**REQUIRED WORK:** Print the material below exactly as it stands, please, from its first line to the line holding "const cases = [4190, 4185, 4175];", with no pictures.

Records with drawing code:
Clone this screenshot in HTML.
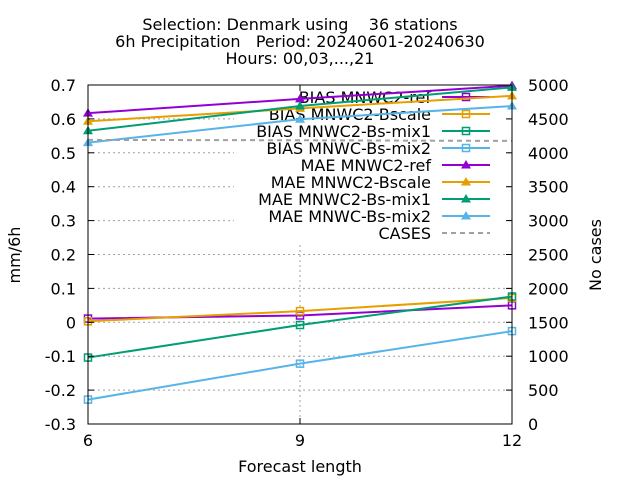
<!DOCTYPE html>
<html><head><meta charset="utf-8"><style>
body{margin:0;background:#fff}
svg text{font-family:"DejaVu Sans","Liberation Sans",sans-serif;font-size:16px;fill:#000}
</style></head><body>
<svg id="c" width="640" height="480" xmlns="http://www.w3.org/2000/svg">
<g>
<text x="300" y="30" text-anchor="middle" xml:space="preserve">Selection: Denmark using    36 stations</text>
<text x="300" y="47" text-anchor="middle" xml:space="preserve">6h Precipitation   Period: 20240601-20240630</text>
<text x="300" y="64" text-anchor="middle">Hours: 00,03,...,21</text>
</g>
<g id="grid"></g>
<rect x="234" y="86" width="272" height="158" fill="#fff"/>
<g id="legend"></g>
<g id="series"></g>
<rect x="88" y="85" width="424" height="339" fill="none" stroke="#000" stroke-width="1"/>
<g id="axes"></g>
<text x="300" y="472" text-anchor="middle">Forecast length</text>
<text transform="translate(20,255) rotate(-90)" text-anchor="middle">mm/6h</text>
<text transform="translate(601,255) rotate(-90)" text-anchor="middle">No cases</text>
</svg>
<script>
const xs = [6, 9, 12];
const yTicks = [0.7,0.6,0.5,0.4,0.3,0.2,0.1,0,-0.1,-0.2,-0.3];
const yTickLabels = ["0.7","0.6","0.5","0.4","0.3","0.2","0.1","0","-0.1","-0.2","-0.3"];
const y2Ticks = [5000,4500,4000,3500,3000,2500,2000,1500,1000,500,0];
const biasRef = [0.011, 0.02, 0.05];
const biasBscale = [0.003, 0.033, 0.072];
const biasMix1 = [-0.104, -0.008, 0.076];
const biasMix2 = [-0.228, -0.122, -0.026];
const maeRef = [0.617, 0.659, 0.698];
const maeBscale = [0.593, 0.631, 0.668];
const maeMix1 = [0.565, 0.638, 0.693];
const maeMix2 = [0.530, 0.599, 0.638];
const cases = [4190, 4185, 4175];

const NS="http://www.w3.org/2000/svg";
const X=v=>88+(v-6)/6*424;
const Y=v=>85+(0.7-v)/1.0*339;
const Y2=v=>85+(5000-v)/5000*339;
function mk(p,t,a){const e=document.createElementNS(NS,t);for(const k in a)e.setAttribute(k,a[k]);p.appendChild(e);return e;}
const grid=document.getElementById('grid'),axes=document.getElementById('axes'),ser=document.getElementById('series'),leg=document.getElementById('legend');
yTicks.forEach((t,i)=>{
  const y=Y(t);
  if(i>0&&i<yTicks.length-1){const g=mk(grid,'line',{x1:88,x2:512,y1:y,y2:y,stroke:'#a0a0a0','stroke-dasharray':'2,3'});
  
  }
  mk(axes,'line',{x1:88,x2:94,y1:y,y2:y,stroke:'#000'});
  const tx=mk(axes,'text',{x:76,y:y+6,'text-anchor':'end'});tx.textContent=yTickLabels[i];
  
  
});
y2Ticks.forEach(t=>{
  const y=Y2(t);
  mk(axes,'line',{x1:506,x2:512,y1:y,y2:y,stroke:'#000'});
  const tx=mk(axes,'text',{x:528,y:y+6});tx.textContent=t;
  
  
});
xs.forEach((t,i)=>{
  const x=X(t);
  if(i==1){const g=mk(grid,'line',{x1:x,x2:x,y1:85,y2:424,stroke:'#a0a0a0','stroke-dasharray':'2,3'});
  
  }
  mk(axes,'line',{x1:x,x2:x,y1:424,y2:418,stroke:'#000'});
  mk(axes,'line',{x1:x,x2:x,y1:85,y2:91,stroke:'#000'});
  const tx=mk(axes,'text',{x:x,y:446,'text-anchor':'middle'});tx.textContent=t;
  
  
});
const C={p:'#9400d3',o:'#e69f00',g:'#009e73',b:'#56b4e9'};
const S=[
 ['BIAS MNWC2-ref',biasRef,C.p,'sq'],
 ['BIAS MNWC2-Bscale',biasBscale,C.o,'sq'],
 ['BIAS MNWC2-Bs-mix1',biasMix1,C.g,'sq'],
 ['BIAS MNWC-Bs-mix2',biasMix2,C.b,'sq'],
 ['MAE MNWC2-ref',maeRef,C.p,'tri'],
 ['MAE MNWC2-Bscale',maeBscale,C.o,'tri'],
 ['MAE MNWC2-Bs-mix1',maeMix1,C.g,'tri'],
 ['MAE MNWC-Bs-mix2',maeMix2,C.b,'tri']];
function marker(p,x,y,c,k){
  if(k=='sq') return mk(p,'rect',{x:x-3.5,y:y-3.5,width:7,height:7,fill:'none',stroke:c,'stroke-width':1.5});
  return mk(p,'path',{d:`M${x},${y-5}L${x+5},${y+3.5}L${x-5},${y+3.5}Z`,fill:c});
}
S.forEach((s,i)=>{
  const ly=97+i*17;
  const t=mk(leg,'text',{x:431,y:ly+6,'text-anchor':'end'});t.textContent=s[0];
  
  
  mk(leg,'line',{x1:442,x2:490,y1:ly,y2:ly,stroke:s[2],'stroke-width':2});
  marker(leg,466,ly,s[2],s[3]);
  const g=mk(ser,'g',{});
  
  
  mk(g,'polyline',{points:xs.map((x,j)=>X(x)+','+Y(s[1][j])).join(' '),fill:'none',stroke:s[2],'stroke-width':2});
  xs.forEach((x,j)=>{const m=marker(g,X(x),Y(s[1][j]),s[2],s[3]);
  
  });
});
const cy=97+8*17;
const ct=mk(leg,'text',{x:431,y:cy+6,'text-anchor':'end'});ct.textContent='CASES';


mk(leg,'line',{x1:442,x2:490,y1:cy,y2:cy,stroke:'#a0a0a0','stroke-width':2,'stroke-dasharray':'5,4'});
const cl=mk(ser,'polyline',{points:xs.map((x,j)=>X(x)+','+Y2(cases[j])).join(' '),fill:'none',stroke:'#a0a0a0','stroke-width':2,'stroke-dasharray':'5,4'});


</script>
</body></html>
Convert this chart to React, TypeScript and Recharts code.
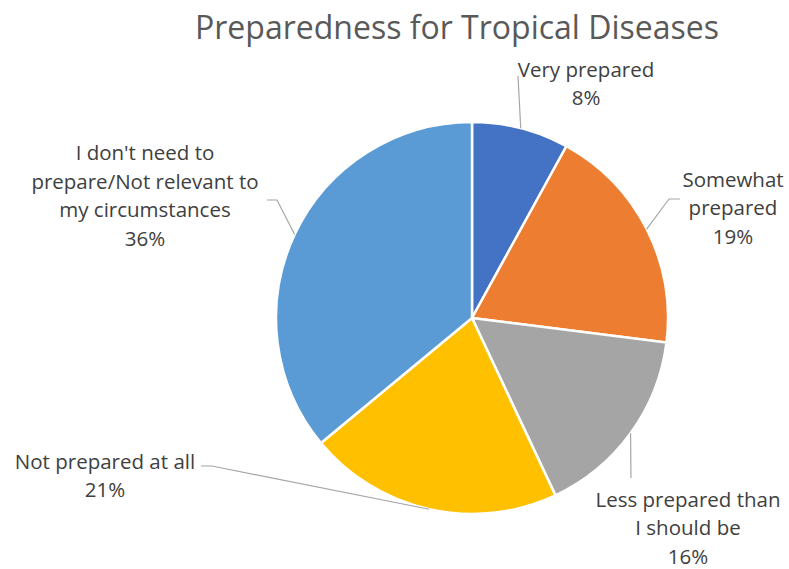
import React from "react";
import { PieChart, Pie, Cell } from "recharts";

const categories = [
  "Very prepared",
  "Somewhat prepared",
  "Less prepared than I should be",
  "Not prepared at all",
  "I don't need to prepare/Not relevant to my circumstances",
];
const shares = [8, 19, 16, 21, 36];
const labelLines = [
  ["Very prepared"],
  ["Somewhat", "prepared"],
  ["Less prepared than", "I should be"],
  ["Not prepared at all"],
  ["I don't need to", "prepare/Not relevant to", "my circumstances"],
];
const colors = ["#4472C4", "#ED7D31", "#A5A5A5", "#FFC000", "#5B9BD5"];

const data = categories.map((name, i) => ({ name, value: shares[i] }));

// label block centre and leader-line start, relative to the pie centre
const labelPlace = [
  { dx: 114, dy: -235, lead: [[46, -242]] },
  { dx: 261, dy: -111, lead: [[208, -119], [197, -119]] },
  { dx: 216, dy: 209, lead: [[159, 160]] },
  { dx: -367, dy: 157, lead: [[-271, 148], [-260, 148]] },
  { dx: -327, dy: -123, lead: [[-205, -118], [-195, -118]] },
];

const RAD = Math.PI / 180;
const LINE_H = 28.5;
const FONT = "'Open Sans', Lato, sans-serif";

function renderLabel(props: any) {
  const { cx, cy, midAngle, outerRadius, index, value } = props;
  const place = labelPlace[index];
  const ax = cx + outerRadius * Math.cos(-midAngle * RAD);
  const ay = cy + outerRadius * Math.sin(-midAngle * RAD);
  const pts = place.lead.map(([x, y]) => `${cx + x},${cy + y}`).concat(`${ax},${ay}`);
  const lines = [...labelLines[index], `${value}%`];
  const top = cy + place.dy - ((lines.length - 1) * LINE_H) / 2;
  return (
    <g key={`lbl-${index}`}>
      <polyline points={pts.join(" ")} fill="none" stroke="#A6A6A6" strokeWidth={1.2} />
      <text
        x={cx + place.dx}
        y={top}
        textAnchor="middle"
        dominantBaseline="central"
        fill="#404040"
        fontSize={20.5}
        fontFamily={FONT}
      >
        {lines.map((t, i) => (
          <tspan key={i} x={cx + place.dx} dy={i === 0 ? 0 : LINE_H}>
            {t}
          </tspan>
        ))}
      </text>
    </g>
  );
}

export default function App() {
  return (
    <div style={{ position: "relative", width: 789, height: 569, background: "#fff" }}>
      <style>{`body{margin:0}`}</style>
      <div
        style={{
          position: "absolute",
          left: 0,
          width: 914,
          top: 5,
          textAlign: "center",
          fontFamily: FONT,
          fontSize: 32,
          color: "#595959",
          lineHeight: "44px",
        }}
      >
        Preparedness for Tropical Diseases
      </div>
      <PieChart width={789} height={569} margin={{ top: 0, right: 0, bottom: 0, left: 0 }}>
        <Pie
          data={data}
          dataKey="value"
          nameKey="name"
          cx={472}
          cy={318}
          outerRadius={196}
          startAngle={90}
          endAngle={-270}
          stroke="#fff"
          strokeWidth={2.5}
          label={renderLabel}
          labelLine={false}
          isAnimationActive={false}
        >
          {data.map((d, i) => (
            <Cell key={d.name} fill={colors[i]} />
          ))}
        </Pie>
      </PieChart>
    </div>
  );
}
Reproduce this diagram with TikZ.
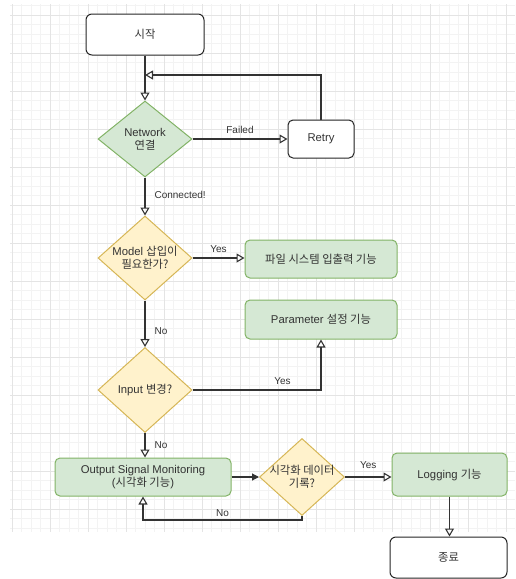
\documentclass[tikz,border=0pt]{standalone}
\usepackage{fontspec}
\setmainfont{Liberation Sans}
\newfontfamily\kr{Noto Sans CJK KR}
\usetikzlibrary{shapes.geometric,arrows.meta}
\definecolor{gfill}{HTML}{D5E8D4}
\definecolor{gline}{HTML}{82B366}
\definecolor{yfill}{HTML}{FFF2CC}
\definecolor{yline}{HTML}{D6B656}
\definecolor{ink}{HTML}{333333}
\definecolor{gridminor}{HTML}{F3F3F3}
\definecolor{gridmajor}{HTML}{E4E4E4}
\tikzset{
  base/.style={font=\fontsize{11.3}{13}\selectfont, text=ink, align=center, inner sep=0pt},
  whitebox/.style={base, draw=black!85, fill=white, rounded corners=6pt, line width=1pt},
  greenbox/.style={base, draw=gline, fill=gfill, rounded corners=5pt, line width=1pt},
  decision/.style={diamond, inner sep=0pt, draw=yline, fill=yfill, line width=1pt},
  gdecision/.style={diamond, inner sep=0pt, draw=gline, fill=gfill, line width=1pt},
  dtext/.style={label={[base]center:#1}},
  conn/.style={draw=ink, line width=1.1pt, -{Triangle[open, length=8pt, width=9pt]}},
  connfill/.style={draw=ink, line width=1.1pt, -{Triangle[length=7pt, width=7pt]}},
  elabel/.style={font=\fontsize{10}{12}\selectfont, text=ink, inner sep=0pt},
}
\begin{document}
\begin{tikzpicture}[x=1pt, y=-1pt]
\useasboundingbox (0,0) rectangle (515,579);
% grid
\begin{scope}
\clip (10,4) rectangle (515,532);
\foreach \i in {-1,...,55} {
  \draw[gridminor, line width=0.5pt] ({12+9.5*\i},4) -- ({12+9.5*\i},532);
  \draw[gridminor, line width=0.5pt] (10,{15+9.5*\i}) -- (515,{15+9.5*\i});
}
\foreach \i in {-1,...,14} {
  \draw[gridmajor, line width=0.6pt] ({12+38*\i},4) -- ({12+38*\i},532);
  \draw[gridmajor, line width=0.6pt] (10,{15+38*\i}) -- (515,{15+38*\i});
}
\end{scope}

% nodes
\node[whitebox, minimum width=118pt, minimum height=41pt] (start) at (145,34.5) {\kr 시작};
\node[gdecision, minimum width=94pt, minimum height=76pt, dtext={Network\\{\kr 연결}}] (net) at (145,139) {};
\node[whitebox, rounded corners=5pt, minimum width=66pt, minimum height=38pt] (retry) at (321,139) {Retry};
\node[decision, minimum width=94pt, minimum height=84pt, dtext={Model {\kr 삽입이}\\{\kr 필요한가?}}] (model) at (145,258) {};
\node[greenbox, minimum width=152pt, minimum height=38pt] (file) at (321,259) {\kr 파일 시스템 입출력 기능};
\node[greenbox, minimum width=152pt, minimum height=39pt] (param) at (321,319.5) {Parameter {\kr 설정 기능}};
\node[decision, minimum width=94pt, minimum height=85pt, dtext={Input {\kr 변경?}}] (input) at (145,390) {};
\node[greenbox, minimum width=176pt, minimum height=38pt] (output) at (143,477) {Output Signal Monitoring\\({\kr 시각화 기능})};
\node[decision, minimum width=85pt, minimum height=77pt, dtext={{\kr 시각화 데이터}\\{\kr 기록?}}] (vis) at (302,477) {};
\node[greenbox, minimum width=115pt, minimum height=43pt] (logging) at (449.5,474.5) {Logging {\kr 기능}};
\node[whitebox, minimum width=117pt, minimum height=41pt] (end) at (448.5,557.5) {\kr 종료};

\coordinate (merge) at (145,75);

% connectors
\draw[conn] (start.south) -- (net.north);
\draw[conn] (retry.north) -- (retry.north |- merge) -- (merge);
\draw[conn] (net.east) -- (retry.west) node[elabel, midway, above=5pt] {Failed};
\draw[conn] (net.south) -- (model.north) node[elabel, pos=0.45, right=9pt] {Connected!};
\draw[conn] (model.east) -- (model.east -| file.west) node[elabel, midway, above=5pt] {Yes};
\draw[conn] (model.south) -- (input.north) node[elabel, pos=0.65, right=9pt] {No};
\draw[conn] (input.east) -- (input.east -| param.south) node[elabel, pos=0.7, above=5pt] {Yes} -- (param.south);
\draw[conn] (input.south) -- (input.south |- output.north) node[elabel, midway, right=9pt] {No};
\draw[connfill] (output.east) -- (vis.west);
\draw[conn] (vis.east) -- (vis.east -| logging.west) node[elabel, midway, above=8pt] {Yes};
\draw[conn] (vis.south) -- ++(0,4) -- ([yshift=-4pt]vis.south -| output.south) node[elabel, pos=0.5, above=3pt] {No} -- (output.south);
\draw[conn] (logging.south) -- (logging.south |- end.north);
\end{tikzpicture}
\end{document}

**WRITTEN REPLY:**
Clone this screenshot in HTML.
<!DOCTYPE html>
<html><head><meta charset="utf-8"><style>
body{margin:0;background:#fff}
svg text{font-family:"DejaVu Sans","Liberation Sans",sans-serif;font-size:16px;fill:#000}
</style></head><body>
<svg id="c" width="640" height="480" xmlns="http://www.w3.org/2000/svg">
<g>
<text x="300" y="30" text-anchor="middle" xml:space="preserve">Selection: Denmark using    36 stations</text>
<text x="300" y="47" text-anchor="middle" xml:space="preserve">6h Precipitation   Period: 20240601-20240630</text>
<text x="300" y="64" text-anchor="middle">Hours: 00,03,...,21</text>
</g>
<g id="grid"></g>
<rect x="234" y="86" width="272" height="158" fill="#fff"/>
<g id="legend"></g>
<g id="series"></g>
<rect x="88" y="85" width="424" height="339" fill="none" stroke="#000" stroke-width="1"/>
<g id="axes"></g>
<text x="300" y="472" text-anchor="middle">Forecast length</text>
<text transform="translate(20,255) rotate(-90)" text-anchor="middle">mm/6h</text>
<text transform="translate(601,255) rotate(-90)" text-anchor="middle">No cases</text>
</svg>
<script>
const xs = [6, 9, 12];
const yTicks = [0.7,0.6,0.5,0.4,0.3,0.2,0.1,0,-0.1,-0.2,-0.3];
const yTickLabels = ["0.7","0.6","0.5","0.4","0.3","0.2","0.1","0","-0.1","-0.2","-0.3"];
const y2Ticks = [5000,4500,4000,3500,3000,2500,2000,1500,1000,500,0];
const biasRef = [0.011, 0.02, 0.05];
const biasBscale = [0.003, 0.033, 0.072];
const biasMix1 = [-0.104, -0.008, 0.076];
const biasMix2 = [-0.228, -0.122, -0.026];
const maeRef = [0.617, 0.659, 0.698];
const maeBscale = [0.593, 0.631, 0.668];
const maeMix1 = [0.565, 0.638, 0.693];
const maeMix2 = [0.530, 0.599, 0.638];
const cases = [4190, 4185, 4175];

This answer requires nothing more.